03/11/2025
The Quadrants of Learning (and How They Show Up in Herding)
You can read more in the brand new second edition of Urban Sheepdog. Order here: https://amzn.to/3Kx3yK0
Few things in dog training get mixed up as much as the four quadrants of learning, but they aren’t opinions or methods. They’re just a way to describe what happens after a behaviour, and whether that behaviour becomes more or less likely next time.
The other day, there was a post in a herding group with so many comments trying to unpack how the quadrants apply in herding. Some suggested it was all positive reinforcement, some said it wasn’t. Some thought herding is void of the quadrants.
Let’s unpack what is actually taking place!
•Positive reinforcement: You add something the dog wants, and the behaviour increases. Example: You give your dog a treat for sitting, and they sit more often.
•Negative reinforcement: You remove something the dog doesn’t want, and the behaviour increases. Example: You loosen leash pressure when your dog stops pulling, so they learn that staying close makes the discomfort go away.
•Positive punishment: You add something the dog doesn’t want, and the behaviour decreases. Example: You say “hey!” sharply when they jump up, and they stop jumping as much.
•Negative punishment: You remove something the dog wants, and the behaviour decreases. Example: You stop the game when they bite too hard, so they learn that rough play makes the fun end.
That’s all it is.
“Positive” and “negative” mean add or remove, like math. It’s not “positive is good” and “negative is bad.” “Reinforcement” means the behaviour goes up. “Punishment” means it goes down.
Now, picture a herding dog on stock. The learning theory is happening constantly:
When a handler steps in toward the dog, swings a stick, or uses a sharp tone, that’s positive punishment: something unpleasant is added to make the current behaviour (like diving in too close or gripping) less likely.
When the dog changes their behaviour and backs off, gives space, finds balance, and the "pressure" or correction stops, that’s negative reinforcement: the removal of something the dog finds aversive makes that better behaviour more likely next time.
When a dog works well and the handler lets them keep working or praises quietly, that’s positive reinforcement. The praise is added, and we're using the sheep as the reinforcer: something the dog wants is added, and the work continues because the dog’s choices keep paying off.
When a dog loses the chance to work because they ignored cues or got too wound up, that’s negative punishment: the thing they wanted most (the sheep) disappears, so that behaviour is less likely.
The Sheep Are Learning Too!
Learning theory doesn’t just apply to the dog. The sheep are also responding to consequences in real time. Every movement from the dog or handler changes what they feel, want, or avoid, and that shapes their behaviour too.

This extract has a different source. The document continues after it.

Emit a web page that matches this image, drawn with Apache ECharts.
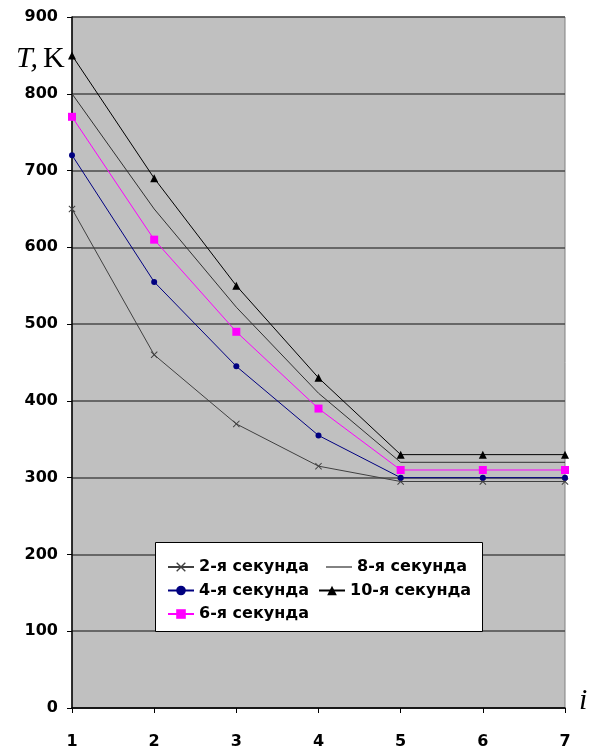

Negative reinforcement: When they move away from the dog, and the dog eases up on its intensity, the "pressure" from the dog decreases. The removal of that discomfort (the dog’s eye, movement, or proximity) makes them more likely to respond in the same way next time.
Positive punishment: If they challenge the dog or refuse to move, and the dog rushes in, grips, or blocks hard, something unpleasant is added. That makes the bold behaviour less likely.
Negative punishment: If a sheep drifts too far from the group and loses the safety of the flock, the loss itself is punishing, and they’re more likely to stay closer next time.
So while the dog is learning how to influence the sheep, the sheep are learning how to respond to the dog.
The whole system is built on feedback loops of what they call “pressure and release”, which is really just the quadrants!
It's happening to the humans, too. We buy a bunch of sheep, realize how expensive hay is, lose money and stop buying sheep, that's negative punishment (the loss of something good ($), which decreases my behaviour in the future!